Given exercise: All lines from the top of the records below through the line holding "import plotly.graph_objects as go", and only those, should be printed exactly, minus the pictures.
-- begin --
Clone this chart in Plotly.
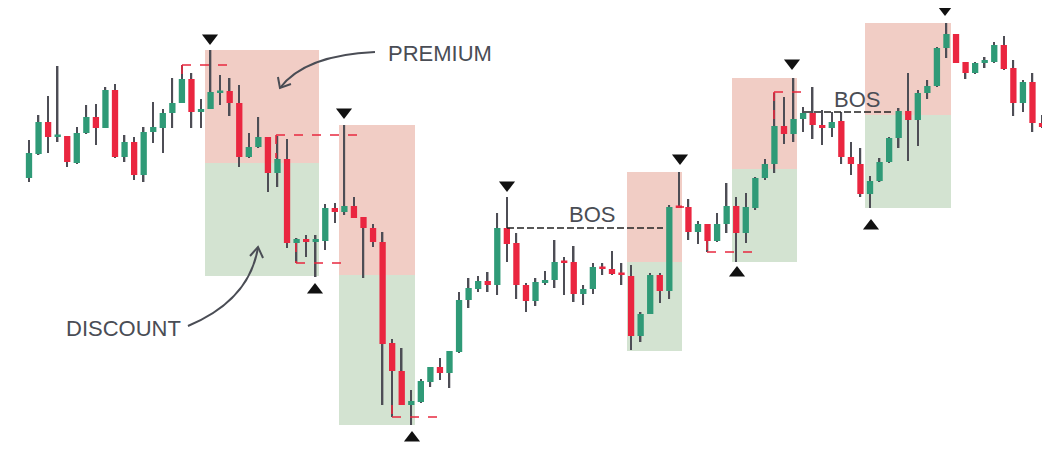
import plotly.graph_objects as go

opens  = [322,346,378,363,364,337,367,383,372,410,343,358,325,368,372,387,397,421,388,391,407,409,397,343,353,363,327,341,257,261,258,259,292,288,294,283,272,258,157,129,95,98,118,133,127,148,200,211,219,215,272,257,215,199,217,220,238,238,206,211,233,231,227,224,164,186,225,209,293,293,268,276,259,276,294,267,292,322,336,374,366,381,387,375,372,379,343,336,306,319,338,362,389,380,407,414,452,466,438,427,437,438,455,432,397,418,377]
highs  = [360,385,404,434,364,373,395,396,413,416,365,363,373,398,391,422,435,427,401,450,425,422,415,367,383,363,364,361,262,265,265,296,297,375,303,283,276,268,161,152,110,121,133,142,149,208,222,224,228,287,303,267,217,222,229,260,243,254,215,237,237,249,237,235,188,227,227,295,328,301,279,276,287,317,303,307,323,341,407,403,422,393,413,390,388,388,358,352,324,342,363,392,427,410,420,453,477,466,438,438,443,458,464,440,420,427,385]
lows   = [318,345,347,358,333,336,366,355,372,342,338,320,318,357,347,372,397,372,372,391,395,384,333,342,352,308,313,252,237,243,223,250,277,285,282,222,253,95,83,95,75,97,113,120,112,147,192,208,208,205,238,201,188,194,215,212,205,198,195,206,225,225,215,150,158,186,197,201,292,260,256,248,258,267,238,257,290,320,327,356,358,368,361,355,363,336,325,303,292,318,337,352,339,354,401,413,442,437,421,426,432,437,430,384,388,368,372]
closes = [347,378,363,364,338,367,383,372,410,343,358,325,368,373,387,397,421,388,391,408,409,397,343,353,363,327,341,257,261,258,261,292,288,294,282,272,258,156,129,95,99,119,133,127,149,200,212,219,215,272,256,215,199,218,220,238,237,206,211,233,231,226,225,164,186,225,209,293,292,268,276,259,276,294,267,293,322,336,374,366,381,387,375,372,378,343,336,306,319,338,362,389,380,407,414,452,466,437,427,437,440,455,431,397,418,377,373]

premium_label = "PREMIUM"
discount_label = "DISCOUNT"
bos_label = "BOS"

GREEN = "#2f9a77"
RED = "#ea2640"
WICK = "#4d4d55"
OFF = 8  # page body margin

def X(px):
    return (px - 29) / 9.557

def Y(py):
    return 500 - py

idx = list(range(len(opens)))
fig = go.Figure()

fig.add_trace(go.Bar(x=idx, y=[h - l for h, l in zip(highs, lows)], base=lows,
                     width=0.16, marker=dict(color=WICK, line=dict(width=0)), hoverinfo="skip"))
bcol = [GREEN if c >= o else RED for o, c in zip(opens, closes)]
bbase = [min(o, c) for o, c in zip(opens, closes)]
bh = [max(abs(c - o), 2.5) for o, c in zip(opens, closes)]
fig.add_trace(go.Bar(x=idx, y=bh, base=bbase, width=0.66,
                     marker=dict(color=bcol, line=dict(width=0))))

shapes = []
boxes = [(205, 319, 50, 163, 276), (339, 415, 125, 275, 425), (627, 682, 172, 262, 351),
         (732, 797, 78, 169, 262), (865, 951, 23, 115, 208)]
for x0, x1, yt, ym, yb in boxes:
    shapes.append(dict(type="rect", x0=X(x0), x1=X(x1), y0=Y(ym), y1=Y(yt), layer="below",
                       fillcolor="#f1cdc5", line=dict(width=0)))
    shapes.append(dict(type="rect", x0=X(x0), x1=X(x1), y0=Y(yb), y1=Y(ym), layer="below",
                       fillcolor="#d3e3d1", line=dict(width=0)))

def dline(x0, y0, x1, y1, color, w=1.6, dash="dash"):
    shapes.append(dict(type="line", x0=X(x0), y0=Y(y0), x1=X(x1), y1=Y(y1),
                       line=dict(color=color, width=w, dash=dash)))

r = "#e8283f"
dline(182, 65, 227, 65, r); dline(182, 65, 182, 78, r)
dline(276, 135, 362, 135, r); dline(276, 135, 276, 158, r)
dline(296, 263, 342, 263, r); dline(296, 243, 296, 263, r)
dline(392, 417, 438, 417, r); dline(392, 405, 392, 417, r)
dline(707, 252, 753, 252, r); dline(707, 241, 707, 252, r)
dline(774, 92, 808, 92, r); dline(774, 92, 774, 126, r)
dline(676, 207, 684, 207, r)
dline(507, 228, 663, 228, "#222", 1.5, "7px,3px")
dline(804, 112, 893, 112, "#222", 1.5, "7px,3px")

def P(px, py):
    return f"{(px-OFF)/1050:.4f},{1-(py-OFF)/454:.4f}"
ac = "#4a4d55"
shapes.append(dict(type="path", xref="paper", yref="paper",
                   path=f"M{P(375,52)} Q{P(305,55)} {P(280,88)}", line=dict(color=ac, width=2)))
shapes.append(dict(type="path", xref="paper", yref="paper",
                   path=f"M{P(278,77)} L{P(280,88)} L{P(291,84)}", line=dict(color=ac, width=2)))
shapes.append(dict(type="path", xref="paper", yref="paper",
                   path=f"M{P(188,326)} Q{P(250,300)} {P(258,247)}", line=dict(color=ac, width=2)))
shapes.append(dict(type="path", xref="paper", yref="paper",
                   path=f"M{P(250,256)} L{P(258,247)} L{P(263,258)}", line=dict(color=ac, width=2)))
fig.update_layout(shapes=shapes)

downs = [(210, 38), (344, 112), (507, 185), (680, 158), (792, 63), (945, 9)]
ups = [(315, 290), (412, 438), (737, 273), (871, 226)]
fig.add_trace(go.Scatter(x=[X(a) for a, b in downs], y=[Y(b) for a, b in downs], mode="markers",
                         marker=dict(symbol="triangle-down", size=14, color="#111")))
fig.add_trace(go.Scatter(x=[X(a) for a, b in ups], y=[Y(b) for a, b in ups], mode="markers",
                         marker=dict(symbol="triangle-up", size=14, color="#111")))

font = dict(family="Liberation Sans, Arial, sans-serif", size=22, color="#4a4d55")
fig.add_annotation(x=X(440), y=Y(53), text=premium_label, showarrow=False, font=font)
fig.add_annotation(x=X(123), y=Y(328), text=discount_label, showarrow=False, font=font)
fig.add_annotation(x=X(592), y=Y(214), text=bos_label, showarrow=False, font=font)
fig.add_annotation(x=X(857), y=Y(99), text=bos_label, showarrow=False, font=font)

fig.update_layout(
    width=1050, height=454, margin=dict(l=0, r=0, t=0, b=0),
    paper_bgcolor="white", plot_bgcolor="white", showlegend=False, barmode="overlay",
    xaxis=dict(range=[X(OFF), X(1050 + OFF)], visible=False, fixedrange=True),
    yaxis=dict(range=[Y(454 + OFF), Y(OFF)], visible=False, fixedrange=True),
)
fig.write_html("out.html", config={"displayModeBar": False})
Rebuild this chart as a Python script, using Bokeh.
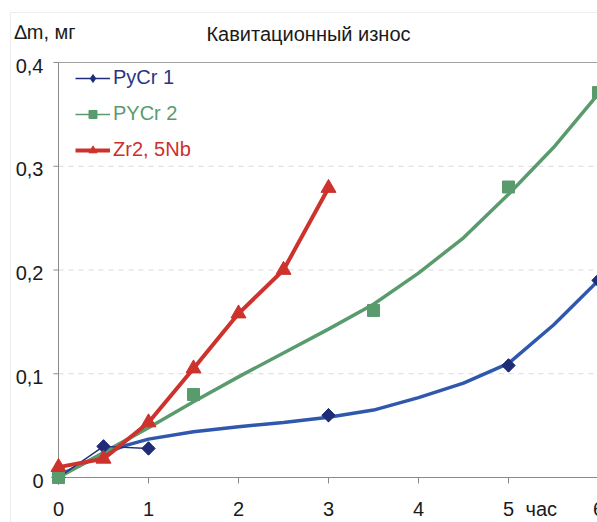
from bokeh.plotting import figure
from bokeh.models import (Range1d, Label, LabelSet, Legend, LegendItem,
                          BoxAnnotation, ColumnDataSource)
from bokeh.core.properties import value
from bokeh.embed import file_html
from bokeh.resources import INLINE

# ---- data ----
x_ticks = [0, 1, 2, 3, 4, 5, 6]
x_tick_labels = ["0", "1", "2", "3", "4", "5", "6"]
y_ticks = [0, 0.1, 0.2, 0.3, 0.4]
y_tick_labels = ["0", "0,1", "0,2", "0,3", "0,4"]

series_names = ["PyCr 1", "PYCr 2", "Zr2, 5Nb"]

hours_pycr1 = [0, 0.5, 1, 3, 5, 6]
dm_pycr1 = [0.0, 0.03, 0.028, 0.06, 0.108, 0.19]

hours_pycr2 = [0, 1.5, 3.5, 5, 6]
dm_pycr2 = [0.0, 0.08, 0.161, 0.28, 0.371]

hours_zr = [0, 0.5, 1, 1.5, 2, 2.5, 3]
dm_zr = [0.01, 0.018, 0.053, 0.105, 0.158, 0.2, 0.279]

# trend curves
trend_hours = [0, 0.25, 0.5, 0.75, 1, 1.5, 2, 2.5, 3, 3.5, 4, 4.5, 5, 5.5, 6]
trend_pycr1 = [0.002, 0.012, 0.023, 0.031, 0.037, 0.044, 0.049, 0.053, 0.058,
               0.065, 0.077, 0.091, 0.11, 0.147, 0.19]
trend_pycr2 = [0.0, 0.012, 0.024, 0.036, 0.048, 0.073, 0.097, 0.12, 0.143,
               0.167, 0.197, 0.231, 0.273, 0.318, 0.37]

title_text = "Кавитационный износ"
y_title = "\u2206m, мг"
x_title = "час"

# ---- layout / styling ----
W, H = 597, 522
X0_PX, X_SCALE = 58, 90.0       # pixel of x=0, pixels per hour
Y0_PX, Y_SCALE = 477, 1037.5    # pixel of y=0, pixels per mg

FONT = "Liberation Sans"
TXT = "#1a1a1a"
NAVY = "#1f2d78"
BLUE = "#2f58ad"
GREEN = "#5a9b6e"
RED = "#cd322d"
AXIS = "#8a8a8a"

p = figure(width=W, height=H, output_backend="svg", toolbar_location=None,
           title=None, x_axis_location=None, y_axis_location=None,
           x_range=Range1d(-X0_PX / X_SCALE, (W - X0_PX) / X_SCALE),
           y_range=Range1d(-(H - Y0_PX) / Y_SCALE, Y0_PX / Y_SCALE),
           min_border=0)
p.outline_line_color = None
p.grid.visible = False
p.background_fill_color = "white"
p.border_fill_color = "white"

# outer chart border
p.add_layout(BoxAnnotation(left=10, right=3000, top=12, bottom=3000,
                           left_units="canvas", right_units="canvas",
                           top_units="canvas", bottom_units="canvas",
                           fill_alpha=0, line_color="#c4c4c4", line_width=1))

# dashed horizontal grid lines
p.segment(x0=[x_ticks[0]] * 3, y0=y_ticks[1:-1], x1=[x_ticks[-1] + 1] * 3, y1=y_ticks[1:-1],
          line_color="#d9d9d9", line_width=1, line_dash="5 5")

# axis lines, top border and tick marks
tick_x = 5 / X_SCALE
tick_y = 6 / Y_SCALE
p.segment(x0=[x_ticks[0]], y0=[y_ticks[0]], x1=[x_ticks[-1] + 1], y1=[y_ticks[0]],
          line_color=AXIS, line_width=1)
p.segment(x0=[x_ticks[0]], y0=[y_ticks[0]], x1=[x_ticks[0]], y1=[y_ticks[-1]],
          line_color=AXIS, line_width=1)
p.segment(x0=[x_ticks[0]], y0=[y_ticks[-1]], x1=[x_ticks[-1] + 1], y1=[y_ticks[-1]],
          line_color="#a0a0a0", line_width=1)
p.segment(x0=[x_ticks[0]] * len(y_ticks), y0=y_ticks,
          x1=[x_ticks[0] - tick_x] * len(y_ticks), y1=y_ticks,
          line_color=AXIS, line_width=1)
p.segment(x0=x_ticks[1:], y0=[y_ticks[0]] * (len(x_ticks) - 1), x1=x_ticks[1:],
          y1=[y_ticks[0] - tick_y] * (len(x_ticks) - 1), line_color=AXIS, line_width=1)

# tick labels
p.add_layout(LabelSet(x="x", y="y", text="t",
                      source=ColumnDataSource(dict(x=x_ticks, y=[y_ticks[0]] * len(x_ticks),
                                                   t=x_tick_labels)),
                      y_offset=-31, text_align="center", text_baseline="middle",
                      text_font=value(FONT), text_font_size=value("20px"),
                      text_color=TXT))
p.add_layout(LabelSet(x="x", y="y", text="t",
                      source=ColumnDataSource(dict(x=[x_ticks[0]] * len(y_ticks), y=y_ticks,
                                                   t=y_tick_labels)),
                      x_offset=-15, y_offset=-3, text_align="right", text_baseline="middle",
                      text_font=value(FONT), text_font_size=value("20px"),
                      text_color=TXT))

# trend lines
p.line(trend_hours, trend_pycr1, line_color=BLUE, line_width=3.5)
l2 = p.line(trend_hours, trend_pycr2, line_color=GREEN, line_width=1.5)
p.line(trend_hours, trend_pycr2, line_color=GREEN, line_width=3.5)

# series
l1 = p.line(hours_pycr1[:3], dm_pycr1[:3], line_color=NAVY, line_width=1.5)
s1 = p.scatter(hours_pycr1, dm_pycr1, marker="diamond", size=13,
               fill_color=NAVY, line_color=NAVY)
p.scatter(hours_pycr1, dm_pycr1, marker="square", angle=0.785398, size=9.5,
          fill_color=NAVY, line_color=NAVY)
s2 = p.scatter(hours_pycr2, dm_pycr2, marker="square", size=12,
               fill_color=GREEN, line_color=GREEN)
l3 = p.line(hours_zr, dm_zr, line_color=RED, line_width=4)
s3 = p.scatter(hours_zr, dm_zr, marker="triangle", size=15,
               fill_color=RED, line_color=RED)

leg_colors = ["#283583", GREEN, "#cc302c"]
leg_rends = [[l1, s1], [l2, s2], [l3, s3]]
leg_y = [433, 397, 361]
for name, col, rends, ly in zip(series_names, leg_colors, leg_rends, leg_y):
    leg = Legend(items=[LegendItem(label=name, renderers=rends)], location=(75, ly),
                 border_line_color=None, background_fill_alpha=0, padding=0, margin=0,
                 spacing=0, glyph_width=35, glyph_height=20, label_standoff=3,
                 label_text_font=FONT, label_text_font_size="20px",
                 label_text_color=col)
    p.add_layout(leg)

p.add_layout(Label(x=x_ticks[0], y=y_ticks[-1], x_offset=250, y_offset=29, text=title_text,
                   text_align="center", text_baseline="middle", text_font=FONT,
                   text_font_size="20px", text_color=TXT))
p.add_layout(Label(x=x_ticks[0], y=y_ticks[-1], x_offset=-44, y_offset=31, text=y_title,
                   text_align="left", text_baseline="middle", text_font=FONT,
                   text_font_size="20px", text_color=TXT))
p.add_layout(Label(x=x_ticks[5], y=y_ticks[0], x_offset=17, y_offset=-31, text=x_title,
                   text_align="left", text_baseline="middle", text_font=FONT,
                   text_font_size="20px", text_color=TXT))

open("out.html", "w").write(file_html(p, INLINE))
-- end --
Answer for this exercise:
Clone this chart in Plotly.
import plotly.graph_objects as go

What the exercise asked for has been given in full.